◆ Source material ◆

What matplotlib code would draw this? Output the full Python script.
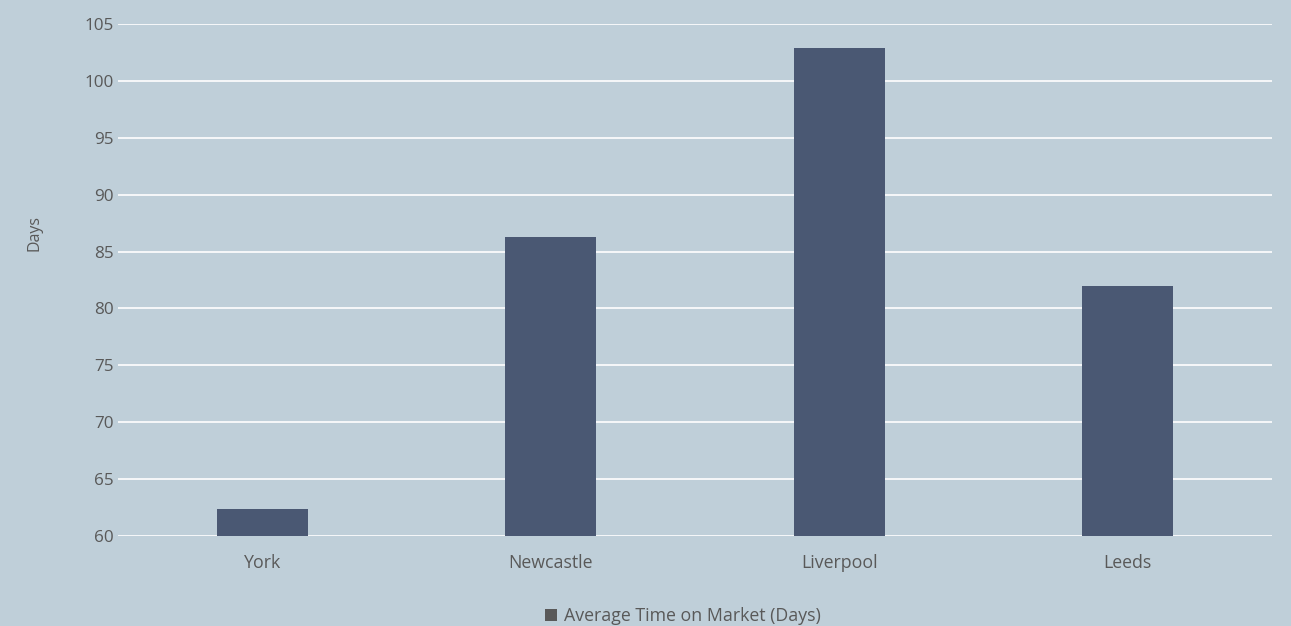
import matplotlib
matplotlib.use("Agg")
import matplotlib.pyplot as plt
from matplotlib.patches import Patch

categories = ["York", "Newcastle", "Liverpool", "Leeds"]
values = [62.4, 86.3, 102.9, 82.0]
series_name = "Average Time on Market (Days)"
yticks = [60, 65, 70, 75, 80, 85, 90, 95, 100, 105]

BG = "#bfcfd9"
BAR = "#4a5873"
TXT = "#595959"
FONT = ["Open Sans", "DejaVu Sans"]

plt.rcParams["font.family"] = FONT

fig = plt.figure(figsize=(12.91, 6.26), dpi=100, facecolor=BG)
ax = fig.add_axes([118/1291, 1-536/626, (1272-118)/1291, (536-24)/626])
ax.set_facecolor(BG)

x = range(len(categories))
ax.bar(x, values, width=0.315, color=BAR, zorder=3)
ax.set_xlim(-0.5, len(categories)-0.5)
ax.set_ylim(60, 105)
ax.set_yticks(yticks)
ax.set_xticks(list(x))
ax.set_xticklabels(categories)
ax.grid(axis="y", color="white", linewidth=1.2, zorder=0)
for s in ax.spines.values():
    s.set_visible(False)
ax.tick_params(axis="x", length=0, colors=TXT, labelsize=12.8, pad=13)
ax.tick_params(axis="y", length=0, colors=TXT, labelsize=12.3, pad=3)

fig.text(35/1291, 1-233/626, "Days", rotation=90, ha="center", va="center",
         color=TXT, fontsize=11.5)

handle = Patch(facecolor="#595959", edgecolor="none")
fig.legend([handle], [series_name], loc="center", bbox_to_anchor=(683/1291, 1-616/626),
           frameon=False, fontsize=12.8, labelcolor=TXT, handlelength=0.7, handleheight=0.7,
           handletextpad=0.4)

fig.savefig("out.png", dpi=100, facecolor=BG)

==

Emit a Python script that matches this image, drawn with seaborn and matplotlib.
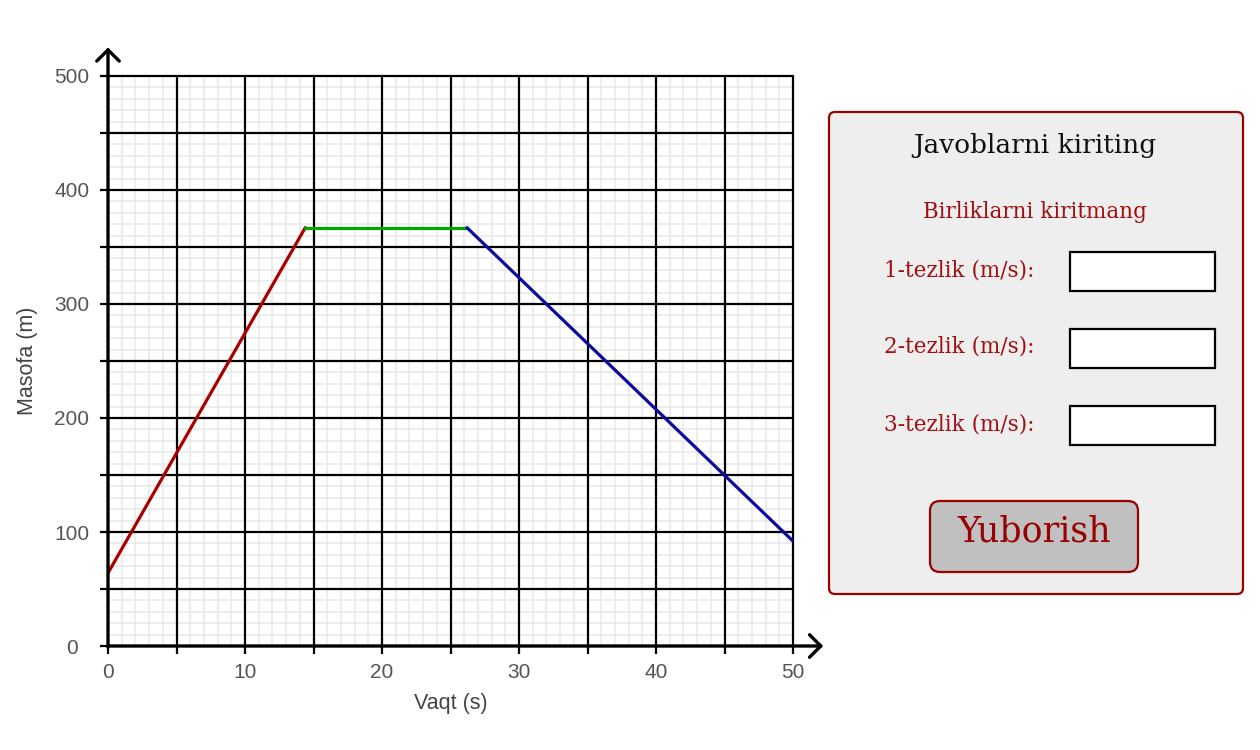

---

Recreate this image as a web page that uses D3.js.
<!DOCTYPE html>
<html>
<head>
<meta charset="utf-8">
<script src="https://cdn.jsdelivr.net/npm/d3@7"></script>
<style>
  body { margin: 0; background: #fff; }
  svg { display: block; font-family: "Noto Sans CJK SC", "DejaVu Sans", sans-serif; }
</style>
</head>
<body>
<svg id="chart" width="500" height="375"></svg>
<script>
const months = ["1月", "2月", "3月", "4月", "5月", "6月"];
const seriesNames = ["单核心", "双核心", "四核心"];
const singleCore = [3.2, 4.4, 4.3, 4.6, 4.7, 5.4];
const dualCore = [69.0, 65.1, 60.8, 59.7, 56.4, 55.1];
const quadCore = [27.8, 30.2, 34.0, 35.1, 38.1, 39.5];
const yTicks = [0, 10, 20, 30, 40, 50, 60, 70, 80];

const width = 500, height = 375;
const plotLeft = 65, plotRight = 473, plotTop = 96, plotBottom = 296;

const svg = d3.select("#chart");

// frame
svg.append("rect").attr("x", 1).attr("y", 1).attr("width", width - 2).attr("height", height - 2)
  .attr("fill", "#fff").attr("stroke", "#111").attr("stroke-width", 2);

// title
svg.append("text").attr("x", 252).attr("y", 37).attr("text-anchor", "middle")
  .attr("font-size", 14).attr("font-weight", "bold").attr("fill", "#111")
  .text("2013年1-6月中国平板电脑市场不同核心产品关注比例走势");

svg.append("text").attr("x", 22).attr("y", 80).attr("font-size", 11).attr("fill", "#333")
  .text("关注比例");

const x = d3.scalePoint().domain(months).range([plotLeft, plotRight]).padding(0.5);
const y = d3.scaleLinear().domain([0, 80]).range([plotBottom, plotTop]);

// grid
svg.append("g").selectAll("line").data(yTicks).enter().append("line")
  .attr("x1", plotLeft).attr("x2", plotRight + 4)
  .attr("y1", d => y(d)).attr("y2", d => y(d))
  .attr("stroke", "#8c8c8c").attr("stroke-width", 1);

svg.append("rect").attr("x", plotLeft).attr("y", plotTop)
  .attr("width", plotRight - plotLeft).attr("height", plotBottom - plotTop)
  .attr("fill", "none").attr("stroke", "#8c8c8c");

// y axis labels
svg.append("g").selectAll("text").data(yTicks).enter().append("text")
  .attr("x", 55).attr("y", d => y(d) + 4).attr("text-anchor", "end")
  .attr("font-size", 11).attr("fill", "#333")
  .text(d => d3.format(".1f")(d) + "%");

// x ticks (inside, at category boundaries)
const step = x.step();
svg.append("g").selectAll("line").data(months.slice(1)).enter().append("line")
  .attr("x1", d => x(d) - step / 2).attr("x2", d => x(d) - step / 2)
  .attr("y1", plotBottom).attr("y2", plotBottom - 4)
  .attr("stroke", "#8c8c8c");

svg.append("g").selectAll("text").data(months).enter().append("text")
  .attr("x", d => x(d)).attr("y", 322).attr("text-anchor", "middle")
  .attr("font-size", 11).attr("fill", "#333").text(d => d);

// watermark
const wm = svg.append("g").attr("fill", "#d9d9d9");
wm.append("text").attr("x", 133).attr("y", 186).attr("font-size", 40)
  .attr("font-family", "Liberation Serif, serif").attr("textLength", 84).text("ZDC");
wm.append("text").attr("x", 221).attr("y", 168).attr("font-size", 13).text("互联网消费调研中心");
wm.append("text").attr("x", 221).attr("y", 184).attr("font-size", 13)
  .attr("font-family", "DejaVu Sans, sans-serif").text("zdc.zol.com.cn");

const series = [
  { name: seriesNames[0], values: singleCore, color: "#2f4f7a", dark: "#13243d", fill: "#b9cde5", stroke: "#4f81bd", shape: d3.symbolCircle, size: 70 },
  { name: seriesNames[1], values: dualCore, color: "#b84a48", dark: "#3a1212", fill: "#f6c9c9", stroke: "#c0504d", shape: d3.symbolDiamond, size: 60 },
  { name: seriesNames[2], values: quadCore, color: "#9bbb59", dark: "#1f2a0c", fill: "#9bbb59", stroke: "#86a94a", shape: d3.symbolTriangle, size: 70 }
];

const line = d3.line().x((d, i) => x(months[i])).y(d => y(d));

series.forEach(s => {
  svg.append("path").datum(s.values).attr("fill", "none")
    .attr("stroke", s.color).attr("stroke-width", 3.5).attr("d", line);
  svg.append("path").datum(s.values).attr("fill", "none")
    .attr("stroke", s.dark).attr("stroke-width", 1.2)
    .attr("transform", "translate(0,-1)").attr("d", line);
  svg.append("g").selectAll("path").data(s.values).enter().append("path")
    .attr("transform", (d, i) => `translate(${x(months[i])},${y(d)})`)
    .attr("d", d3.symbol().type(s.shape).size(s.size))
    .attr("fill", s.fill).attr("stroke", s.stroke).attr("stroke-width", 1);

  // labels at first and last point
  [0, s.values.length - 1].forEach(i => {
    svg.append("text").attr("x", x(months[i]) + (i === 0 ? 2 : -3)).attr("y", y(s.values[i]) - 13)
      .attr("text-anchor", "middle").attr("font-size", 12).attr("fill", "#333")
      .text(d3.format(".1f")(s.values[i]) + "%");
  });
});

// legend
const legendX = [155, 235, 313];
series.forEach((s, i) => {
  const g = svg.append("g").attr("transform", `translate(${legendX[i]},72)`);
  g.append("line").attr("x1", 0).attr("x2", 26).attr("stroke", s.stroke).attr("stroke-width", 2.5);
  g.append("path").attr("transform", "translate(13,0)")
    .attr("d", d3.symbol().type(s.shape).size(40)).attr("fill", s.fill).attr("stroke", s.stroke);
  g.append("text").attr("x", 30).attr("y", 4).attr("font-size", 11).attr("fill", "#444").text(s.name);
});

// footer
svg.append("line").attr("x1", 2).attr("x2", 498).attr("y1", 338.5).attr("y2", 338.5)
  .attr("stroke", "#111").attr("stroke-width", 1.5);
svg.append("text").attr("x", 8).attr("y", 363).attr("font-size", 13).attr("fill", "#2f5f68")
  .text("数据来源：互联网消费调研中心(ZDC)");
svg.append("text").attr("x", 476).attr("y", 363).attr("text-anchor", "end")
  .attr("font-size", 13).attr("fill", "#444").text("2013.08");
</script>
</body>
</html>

◆ Required work ◆
What's needed is an exact copy of the records above from the line containing "What matplotlib code" down to the line containing "from matplotlib.patches import Patch", both included, without any pictures.

◆ Output below ◆
What matplotlib code would draw this? Output the full Python script.
import matplotlib
matplotlib.use("Agg")
import matplotlib.pyplot as plt
from matplotlib.patches import Patch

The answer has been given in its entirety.